● **Task statement**: Transcribe the material verbatim in full; the pictures do not belong in the copy.

** Start of Data provided **

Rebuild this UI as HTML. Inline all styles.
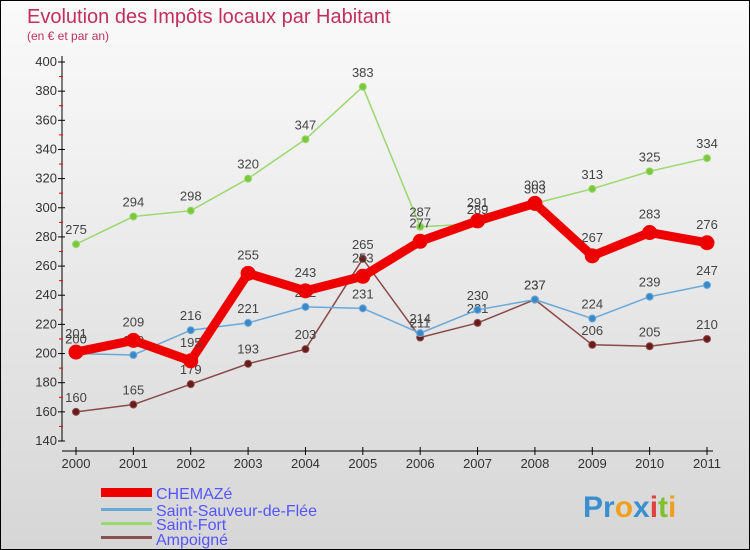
<!DOCTYPE html>
<html><head><meta charset="utf-8"><style>
body{margin:0}
#c{width:748px;height:548px;border:1px solid #000;background:linear-gradient(#fafafa,#f0f0f0 30%,#d6d6d6);position:relative;overflow:hidden;font-family:"Liberation Sans",sans-serif}
</style></head><body>
<div id="c">
<svg width="748" height="548">
<text x="26" y="22" font-size="20" fill="#c0305a">Evolution des Impôts locaux par Habitant</text>
<text x="26" y="39" font-size="12" fill="#c0305a">(en € et par an)</text>
<g id="axes"></g><g id="series"></g>
<g>
<rect x="100" y="487" width="51" height="9" fill="#e00"/>
<text x="155" y="498" font-size="16" fill="#55f">CHEMAZé</text>
<rect x="100" y="507" width="51" height="3" fill="#6aa8d8"/>
<text x="155" y="515" font-size="16" fill="#55f">Saint-Sauveur-de-Flée</text>
<rect x="100" y="521" width="51" height="3" fill="#9ad870"/>
<text x="155" y="529" font-size="16" fill="#55f">Saint-Fort</text>
<rect x="100" y="535" width="51" height="3" fill="#8a5050"/>
<text x="155" y="544" font-size="16" fill="#55f">Ampoigné</text>
</g>
<text x="582" y="516" font-size="30" font-weight="bold"><tspan fill="#3a8fd0">Pr</tspan><tspan fill="#f0a020">o</tspan><tspan fill="#3a8fd0">x</tspan><tspan fill="#e04040">i</tspan><tspan fill="#80c030">t</tspan><tspan fill="#f0a020">i</tspan></text>
</svg></div>
<script>
const years=["2000","2001","2002","2003","2004","2005","2006","2007","2008","2009","2010","2011"];
const chemaze=[201,209,195,255,243,253,277,291,303,267,283,276];
const sauveur=[200,199,216,221,232,231,214,230,237,224,239,247];
const fort=[275,294,298,320,347,383,287,289,303,313,325,334];
const ampoigne=[160,165,179,193,203,265,211,221,237,206,205,210];
const yTicks=[140,160,180,200,220,240,260,280,300,320,340,360,380,400];
const NS="http://www.w3.org/2000/svg";
const X=i=>75+i*(706-75)/11, Y=v=>440-(v-140)*(440-61)/260;
function mk(t,a,p){const e=document.createElementNS(NS,t);for(const k in a)e.setAttribute(k,a[k]);p.appendChild(e);return e;}
const ax=document.getElementById('axes');
let l=mk('line',{x1:61,y1:55,x2:61,y2:440,stroke:'#000'},ax);

l=mk('line',{x1:61,y1:450,x2:712,y2:450,stroke:'#000'},ax);

yTicks.forEach((v,i)=>{mk('line',{x1:57,x2:64,y1:Y(v),y2:Y(v),stroke:'#000'},ax);
 if(i<yTicks.length-1)mk('line',{x1:58,x2:62,y1:Y(v+10),y2:Y(v+10),stroke:'#e00'},ax);
 const t=mk('text',{x:56,y:Y(v)+4,'text-anchor':'end','font-size':13,fill:'#333'},ax);t.textContent=v;
 });
years.forEach((y,i)=>{mk('line',{x1:X(i),x2:X(i),y1:446,y2:454,stroke:'#000'},ax);
 const t=mk('text',{x:X(i),y:467,'text-anchor':'middle','font-size':13,fill:'#333'},ax);t.textContent=y;
 });
const sg=document.getElementById('series');
function draw(name,vals,col,w,r,dot,lab){
 const g=mk('g',{},sg);
 mk('polyline',{points:vals.map((v,i)=>X(i)+','+Y(v)).join(' '),fill:'none',stroke:col,'stroke-width':w,'stroke-linejoin':'round'},g);
 vals.forEach((v,i)=>{const c=mk('circle',{cx:X(i),cy:Y(v),r:r,fill:dot,stroke:col,'stroke-width':1},g);
  
  const t=mk('text',{x:X(i),y:Y(v)+lab,'text-anchor':'middle','font-size':13,fill:'#444'},g);t.textContent=v;
  });
}
draw('ampoigne',ampoigne,'#8a4a4a',1.5,3.5,'#6a1a1a',-10);
draw('saint-fort',fort,'#9ad870',1.5,3.5,'#7cc83c',-10);
draw('saint-sauveur',sauveur,'#6aa8d8',1.5,3.5,'#3a88c8',-10);
draw('chemaze',chemaze,'#e00',9,7,'#e00',-14);
</script>
</body></html>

** End of Data provided **

● **The result**:
Rebuild this UI as HTML. Inline all styles.
<!DOCTYPE html>
<html><head><meta charset="utf-8"><style>
body{margin:0}
#c{width:748px;height:548px;border:1px solid #000;background:linear-gradient(#fafafa,#f0f0f0 30%,#d6d6d6);position:relative;overflow:hidden;font-family:"Liberation Sans",sans-serif}
</style></head><body>
<div id="c">
<svg width="748" height="548">
<text x="26" y="22" font-size="20" fill="#c0305a">Evolution des Impôts locaux par Habitant</text>
<text x="26" y="39" font-size="12" fill="#c0305a">(en € et par an)</text>
<g id="axes"></g><g id="series"></g>
<g>
<rect x="100" y="487" width="51" height="9" fill="#e00"/>
<text x="155" y="498" font-size="16" fill="#55f">CHEMAZé</text>
<rect x="100" y="507" width="51" height="3" fill="#6aa8d8"/>
<text x="155" y="515" font-size="16" fill="#55f">Saint-Sauveur-de-Flée</text>
<rect x="100" y="521" width="51" height="3" fill="#9ad870"/>
<text x="155" y="529" font-size="16" fill="#55f">Saint-Fort</text>
<rect x="100" y="535" width="51" height="3" fill="#8a5050"/>
<text x="155" y="544" font-size="16" fill="#55f">Ampoigné</text>
</g>
<text x="582" y="516" font-size="30" font-weight="bold"><tspan fill="#3a8fd0">Pr</tspan><tspan fill="#f0a020">o</tspan><tspan fill="#3a8fd0">x</tspan><tspan fill="#e04040">i</tspan><tspan fill="#80c030">t</tspan><tspan fill="#f0a020">i</tspan></text>
</svg></div>
<script>
const years=["2000","2001","2002","2003","2004","2005","2006","2007","2008","2009","2010","2011"];
const chemaze=[201,209,195,255,243,253,277,291,303,267,283,276];
const sauveur=[200,199,216,221,232,231,214,230,237,224,239,247];
const fort=[275,294,298,320,347,383,287,289,303,313,325,334];
const ampoigne=[160,165,179,193,203,265,211,221,237,206,205,210];
const yTicks=[140,160,180,200,220,240,260,280,300,320,340,360,380,400];
const NS="http://www.w3.org/2000/svg";
const X=i=>75+i*(706-75)/11, Y=v=>440-(v-140)*(440-61)/260;
function mk(t,a,p){const e=document.createElementNS(NS,t);for(const k in a)e.setAttribute(k,a[k]);p.appendChild(e);return e;}
const ax=document.getElementById('axes');
let l=mk('line',{x1:61,y1:55,x2:61,y2:440,stroke:'#000'},ax);

l=mk('line',{x1:61,y1:450,x2:712,y2:450,stroke:'#000'},ax);

yTicks.forEach((v,i)=>{mk('line',{x1:57,x2:64,y1:Y(v),y2:Y(v),stroke:'#000'},ax);
 if(i<yTicks.length-1)mk('line',{x1:58,x2:62,y1:Y(v+10),y2:Y(v+10),stroke:'#e00'},ax);
 const t=mk('text',{x:56,y:Y(v)+4,'text-anchor':'end','font-size':13,fill:'#333'},ax);t.textContent=v;
 });
years.forEach((y,i)=>{mk('line',{x1:X(i),x2:X(i),y1:446,y2:454,stroke:'#000'},ax);
 const t=mk('text',{x:X(i),y:467,'text-anchor':'middle','font-size':13,fill:'#333'},ax);t.textContent=y;
 });
const sg=document.getElementById('series');
function draw(name,vals,col,w,r,dot,lab){
 const g=mk('g',{},sg);
 mk('polyline',{points:vals.map((v,i)=>X(i)+','+Y(v)).join(' '),fill:'none',stroke:col,'stroke-width':w,'stroke-linejoin':'round'},g);
 vals.forEach((v,i)=>{const c=mk('circle',{cx:X(i),cy:Y(v),r:r,fill:dot,stroke:col,'stroke-width':1},g);
  
  const t=mk('text',{x:X(i),y:Y(v)+lab,'text-anchor':'middle','font-size':13,fill:'#444'},g);t.textContent=v;
  });
}
draw('ampoigne',ampoigne,'#8a4a4a',1.5,3.5,'#6a1a1a',-10);
draw('saint-fort',fort,'#9ad870',1.5,3.5,'#7cc83c',-10);
draw('saint-sauveur',sauveur,'#6aa8d8',1.5,3.5,'#3a88c8',-10);
draw('chemaze',chemaze,'#e00',9,7,'#e00',-14);
</script>
</body></html>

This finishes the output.